REPUBLIKA.CO.ID, YOGYAKARTA -- Menteri Koordinator Bidang Politik, Hukum, dan Keamanan (Menko Polhukam), Tedjo Edhy Purdijatno, meminta Imigrasi memperketat pengecekan warga negara Indonesia (WNI) yang akan pergi ke Timur Tengah, khususnya Turki.
"Ini bukan berarti kami melarang orang bepergian untuk belajar, termasuk ke negara-negara Timur Tengah," katanya setelah menjadi pembicara kunci dalam Orasi Kebangsaan ke-II di Universitas Gadjah Mada (UGM) Yogyakarta, Senin (9/3).
Namun, katanya, orang yang sudah ada indikasi bergerak ke arah sana harus dicek betul data-datanya, untuk mengantisipasi kembali munculnya WNI yang bergabung dengan ISIS.

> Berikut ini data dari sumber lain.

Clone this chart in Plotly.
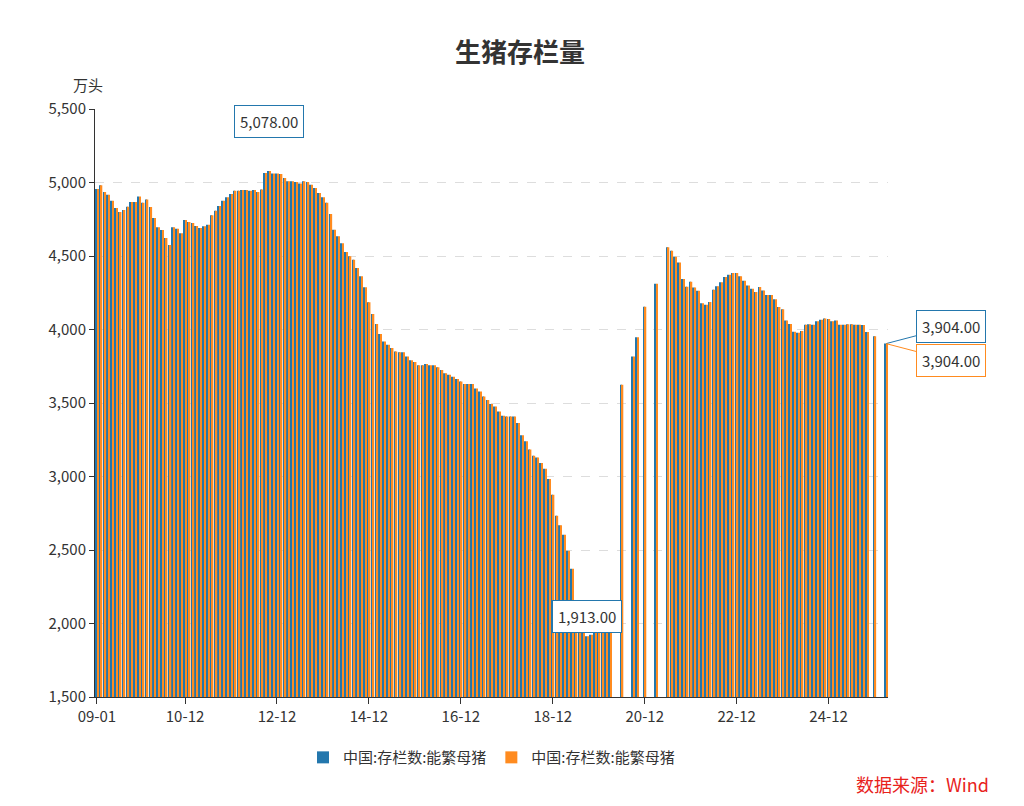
import plotly.graph_objects as go
import pandas as pd

months = pd.date_range("2009-01-01", periods=207, freq="MS")
categories = [d.strftime("%y-%m") for d in months]

part_a = [4956, 4981, 4935, 4917, 4876, 4826, 4799, 4813, 4835, 4867, 4867, 4904, 4863, 4885,
          4833, 4758, 4695, 4677, 4622, 4575, 4695, 4686, 4654, 4745, 4731, 4724, 4704, 4690,
          4702, 4713, 4777, 4808, 4840, 4876, 4899, 4922, 4944, 4944, 4949, 4949, 4944, 4949,
          4935, 4953, 5065, 5078, 5062, 5062, 5058, 5031, 5008, 5008, 5003, 4994, 5008, 5003,
          4985, 4962, 4928, 4899, 4863, 4786, 4679, 4634, 4586, 4527]
part_b = [4498, 4475, 4418, 4362, 4287, 4185, 4105, 4037, 3969, 3919, 3897, 3874, 3851, 3845,
          3845, 3817, 3790, 3779, 3756, 3756, 3765, 3756, 3756, 3743, 3724, 3702, 3693, 3679,
          3663, 3647, 3629, 3629, 3629, 3598, 3579, 3545, 3520, 3493, 3477, 3443, 3414, 3409,
          3409, 3409, 3364, 3280, 3239, 3183, 3142, 3130, 3092, 3053, 2983, 2876, 2733, 2668,
          2604, 2495, 2373]
part_c = [2150, 2040, 1950, 1913, 1924, 1969, 2000, 2000, 2000, 2010,
          None, None, 3624, None, None, 3817, 3947, None, 4155, None, None, 4312, None, None]
part_d = [4559, 4536, 4495, 4455, 4344, 4291, 4325, 4285, 4264, 4178, 4169, 4187, 4271, 4294,
          4321, 4357, 4373, 4384, 4384, 4362, 4332, 4300, 4278, 4255, 4289, 4266, 4235, 4235,
          4205, 4153, 4137, 4062, 4037, 3985, 3978, 3990, 4033, 4035, 4033, 4056, 4067, 4074,
          4071, 4056, 4062, 4033, 4033, 4035, 4035, 4033, 4033, 4031, 3983]
part_e = [None, 3954, None, None, 3904]
sows = part_a + part_b + part_c + part_d + part_e

tick_cats = ["09-01", "10-12", "12-12", "14-12", "16-12", "18-12", "20-12", "22-12", "24-12"]
series_names = ["中国:存栏数:能繁母猪", "中国:存栏数:能繁母猪"]
colors = ["#2377ad", "#ff8b1f"]

fig = go.Figure()
for name, c in zip(series_names, colors):
    fig.add_trace(go.Bar(x=categories, y=sows, name=name, marker=dict(color=c, line=dict(width=0)),
                         hovertemplate="%{x}: %{y:,.2f}<extra></extra>"))

def box(x, y, text, color, ax, ay, arrow=False):
    fig.add_annotation(x=x, y=y, text=text, showarrow=True, arrowhead=0, arrowwidth=1,
                       arrowcolor=color if arrow else "rgba(0,0,0,0)", ax=ax, ay=ay,
                       bordercolor=color, borderwidth=1, borderpad=5, bgcolor="white",
                       font=dict(size=15, color="#333"))

imax = sows.index(5078)
imin = sows.index(1913)
box(categories[imax], 5078, "5,078.00", "#2377ad", 0, -50)
box(categories[imin], 1913, "1,913.00", "#2377ad", 0, -20)
box(categories[-1], 3904, "3,904.00", "#2377ad", 65, -17, True)
box(categories[-1], 3904, "3,904.00", "#ff8b1f", 65, 17, True)

fig.update_layout(
    width=1024, height=806, plot_bgcolor="white", paper_bgcolor="white",
    margin=dict(l=87, r=144, t=101, b=117, autoexpand=False),
    font=dict(family="Noto Sans CJK SC, Noto Sans", size=15, color="#333"),
    title=dict(text="<b>生猪存栏量</b>", x=0.5, xanchor="center", y=0.955, font=dict(size=26, color="#333")),
    barmode="group", bargap=0.15, bargroupgap=0.1,
    showlegend=True,
    legend=dict(orientation="h", x=0.5, xanchor="center", y=-0.075, yanchor="top", font=dict(size=15)),
    xaxis=dict(type="category", range=[-0.5, 206.5], tickmode="array", tickvals=tick_cats,
               ticks="outside", ticklen=6, tickcolor="#333", automargin=False,
               showline=True, linecolor="#333", showgrid=False, tickfont=dict(size=15)),
    yaxis=dict(range=[1500, 5500], dtick=500, tickformat=",", showline=True, linecolor="#333",
               ticks="outside", ticklen=5, tickcolor="#333", automargin=False,
               gridcolor="#dddddd", griddash="dash", zeroline=False, tickfont=dict(size=15)),
)
fig.add_annotation(text="万头", xref="paper", yref="paper", x=-0.03, y=1.02, xanchor="left", yanchor="bottom",
                   showarrow=False, font=dict(size=15))
fig.add_annotation(text="数据来源：Wind", xref="paper", yref="paper", x=1.13, y=-0.148, xanchor="right", yanchor="middle",
                   showarrow=False, font=dict(size=18, color="#e8221c"))
fig.write_html("out.html")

Menurut dia, Polri dan Badan Intelijen Negara (BIN) saat ini telah memiliki data-data warga negara yang memiliki indikasi rentan akan bergabung dengan ISIS.
"Data itu selanjutnya akan diserahkan kepada pihak Imigrasi untuk pencegahan," kata dia.
Sesuai pengamatan BIN, ia mengatakan, di Indonesia hingga saat ini memang masih ada jaringan militan lokal yang memiliki kaitan dengan jaringan militan internasional.
"Memang masih ada (kelompok militan), khususnya di Bima dan Poso," kata dia.
Mengenai 16 WNI asal Surabaya dan Solo yang diduga hilang di Turki karena bergabung dengan jaringan Negara Islam Irak dan Suriah (ISIS), dia mengatakan telah mengonfirmasi ke Konsulat Jenderal Republik Indonesia (KJRI) di Turki.
"Dari laporan Kedutaan Indonesia di Turki, memang diduga ke arah sana (bergabung dengan ISIS)," kata dia.
Menurut Tedjo, akan ada tindakan hukum apabila 16 WNI yang diduga bergabung dengan ISIS tersebut kembali ke Indonesia.
"Tentu nanti kami akan ada tindakan hukum," kata dia.
Sebelumnya, sebanyak 16 WNI dilaporkan hilang di Turki sewaktu berwisata, namun rumor yang beredar menyebutkan mereka kemungkinan bergabung ISIS mengingat Turki berbatasan dengan Irak dan Suriah yang wilayahnya dikuasai ISIS.